Concerning “house cleaning gift-giving,” my memories of being in “scrubbing-proximity” to that old floor are dearer now than then. I can still see it before me. (Sitting “Indian-style” puts me in the same position as then.)

On some Saturdays (just now, I can’t remember whether each, or every other) my mother hired a lady for house-cleaning help.

The lady was African-American, from Dixonville, her name was Inez; and here again, I apologize for the given name being the only one by which I knew her.

Inez didn’t have a lot to say, but when she spoke, her words were pleasant, and pleasantly said.

In those school days, I was a later Saturday morning sleeper than now. I awoke to the sounds of my mother and Inez “scurrying around” in the house. I could also smell the scent of agitated washing powder (long before the days of solid, drop-in discs). Since it was a small house, the sounds and smells of housekeeping permeated the place.

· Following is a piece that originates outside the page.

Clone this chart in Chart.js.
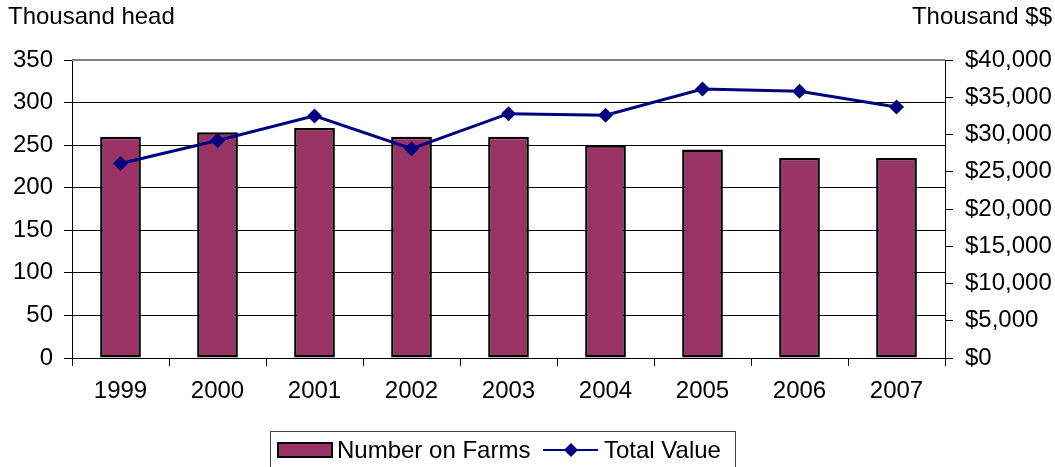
<!DOCTYPE html>
<html>
<head>
<meta charset="utf-8">
<script src="https://cdn.jsdelivr.net/npm/chart.js@4"></script>
<style>
  html, body { margin: 0; padding: 0; background: #fff; }
  #wrap { position: relative; width: 1055px; height: 467px; }
</style>
</head>
<body>
<div id="wrap"><canvas id="chart"></canvas></div>
<script>
// chart data
const years = ['1999', '2000', '2001', '2002', '2003', '2004', '2005', '2006', '2007'];
const numberOnFarms = [260, 265, 270, 260, 260, 250, 245, 235, 235];
const totalValue = [26100, 29200, 32500, 28100, 32800, 32600, 36100, 35800, 33700];
const leftAxisTitle = 'Thousand head';
const rightAxisTitle = 'Thousand $$';

const FONT = "'Liberation Sans', Arial, sans-serif";
const FONT_SIZE = 24;
const BAR_COLOR = '#993366';
const LINE_COLOR = '#000080';

Chart.defaults.font.family = FONT;
Chart.defaults.font.size = FONT_SIZE;
Chart.defaults.color = '#000';

// axis titles + custom legend box, drawn on the canvas
const extrasPlugin = {
  id: 'extras',
  afterDraw(chart) {
    const ctx = chart.ctx;
    const area = chart.chartArea;
    ctx.save();

    // grey plot border on top
    ctx.strokeStyle = '#808080';
    ctx.lineWidth = 2;
    ctx.beginPath();
    ctx.moveTo(area.left, area.top);
    ctx.lineTo(area.right, area.top);
    ctx.stroke();

    ctx.font = FONT_SIZE + 'px ' + FONT;
    ctx.fillStyle = '#000';
    ctx.textBaseline = 'middle';
    ctx.textAlign = 'left';
    ctx.fillText(leftAxisTitle, 8, 17);
    ctx.textAlign = 'right';
    ctx.fillText(rightAxisTitle, 1052, 17);

    // legend
    const lx = 270.5, ly = 431.5, lw = 465;
    ctx.strokeStyle = '#404040';
    ctx.lineWidth = 1;
    ctx.strokeRect(lx, ly, lw, 60);

    const cy = 450;
    ctx.fillStyle = BAR_COLOR;
    ctx.fillRect(278, 443, 54, 14);
    ctx.strokeStyle = '#000';
    ctx.lineWidth = 2;
    ctx.strokeRect(278, 443, 54, 14);

    ctx.fillStyle = '#000';
    ctx.textAlign = 'left';
    ctx.fillText(chart.data.datasets[0].label, 337, cy + 1);

    ctx.strokeStyle = LINE_COLOR;
    ctx.lineWidth = 2;
    ctx.beginPath();
    ctx.moveTo(543, cy);
    ctx.lineTo(598, cy);
    ctx.stroke();
    ctx.fillStyle = LINE_COLOR;
    ctx.beginPath();
    ctx.moveTo(571, cy - 7);
    ctx.lineTo(578, cy);
    ctx.lineTo(571, cy + 7);
    ctx.lineTo(564, cy);
    ctx.closePath();
    ctx.fill();

    ctx.fillStyle = '#000';
    ctx.fillText(chart.data.datasets[1].label, 604, cy + 1);

    ctx.restore();
  }
};

const ctx = document.getElementById('chart').getContext('2d');
new Chart(ctx, {
  type: 'bar',
  data: {
    labels: years,
    datasets: [
      {
        type: 'bar',
        label: 'Number on Farms',
        data: numberOnFarms,
        yAxisID: 'y',
        backgroundColor: BAR_COLOR,
        borderColor: '#000',
        borderWidth: 2.5,
        borderSkipped: false,
        barPercentage: 0.42,
        categoryPercentage: 1,
        order: 2
      },
      {
        type: 'line',
        label: 'Total Value',
        data: totalValue,
        yAxisID: 'y1',
        borderColor: LINE_COLOR,
        backgroundColor: LINE_COLOR,
        borderWidth: 3,
        pointStyle: 'rectRot',
        pointRadius: 7.5,
        pointHoverRadius: 7.5,
        pointBorderWidth: 0,
        tension: 0,
        order: 1
      }
    ]
  },
  options: {
    responsive: true,
    maintainAspectRatio: false,
    animation: false,
    layout: {
      padding: { top: 60, bottom: 49, left: 0, right: 0 }
    },
    plugins: {
      legend: { display: false },
      tooltip: { enabled: false }
    },
    scales: {
      x: {
        offset: true,
        grid: {
          offset: true,
          drawOnChartArea: false,
          drawTicks: true,
          tickLength: 8,
          color: '#000'
        },
        border: { color: '#000', width: 1 },
        ticks: { padding: 11, maxRotation: 0 },
        afterFit(scale) { scale.height = 60; }
      },
      y: {
        position: 'left',
        min: 0,
        max: 350,
        ticks: { stepSize: 50, padding: 11 },
        grid: { color: '#000', tickLength: 8, lineWidth: 1 },
        border: { color: '#000', width: 1 },
        afterFit(scale) { scale.width = 72; }
      },
      y1: {
        position: 'right',
        min: 0,
        max: 40000,
        ticks: {
          stepSize: 5000,
          padding: 12,
          callback: (v) => '$' + Number(v).toLocaleString('en-US')
        },
        grid: { drawOnChartArea: false, color: '#000', tickLength: 8 },
        border: { color: '#000', width: 1 },
        afterFit(scale) { scale.width = 110; }
      }
    }
  },
  plugins: [extrasPlugin]
});
</script>
</body>
</html>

My mother didn’t just hire Inez, then just sit back and watch; instead, they were Saturday co-workers!

About this time (just past the mid-1960s) I had a nervous habit of twisting the natural curls of my hair into little knots. (My son Jeremy does this infrequently now, as well.) After “straightening out” that particular place, my scalp would sometimes hurt.

One Saturday, I had managed to twist my curls into a series of parallel “rows” when Inez walked by and asked me what I was doing to my hair. When I told her about my nervous habit, she just gave me a pleasant smile.

Inez passed away in the early 1970s, while I was at Appalachian. I was home during the weekend of her wake, and I seem to remember that the day my mother and I stopped by was a Saturday (interesting coincidence).

While there, paying our respects, I noticed an old, framed graduation-day photographic portrait on the living room wall.

The subject was a young woman, dressed in cap and gown, with bound diploma in arm.

Thinking it might have been one of Inez’s daughters, of whom she had been proud, I asked one of the daughters present. She said that it was her mother’s portrait, made on the day she graduated college and received her diploma.

I may be wrong, but to the best of my memory, I remember Inez’s daughter saying that her mother’s college degree was in teaching, but since it was way back in the days of Jim Crow, she couldn’t find a job.

The daughter told me that her mother had worked full-time (and over) as hired “house-help,” and was able to get her children through college.

Inez never got a chance to teach, and a memory-scene remains in my mind, which includes her as one of two sweet ladies, busily ironing and folding clothes.

In the case of some of my former teachers (though not all), memory’s stage is vacant, with only a name remaining, as if on an easel-posted placard of vaudeville, but not so with Inez.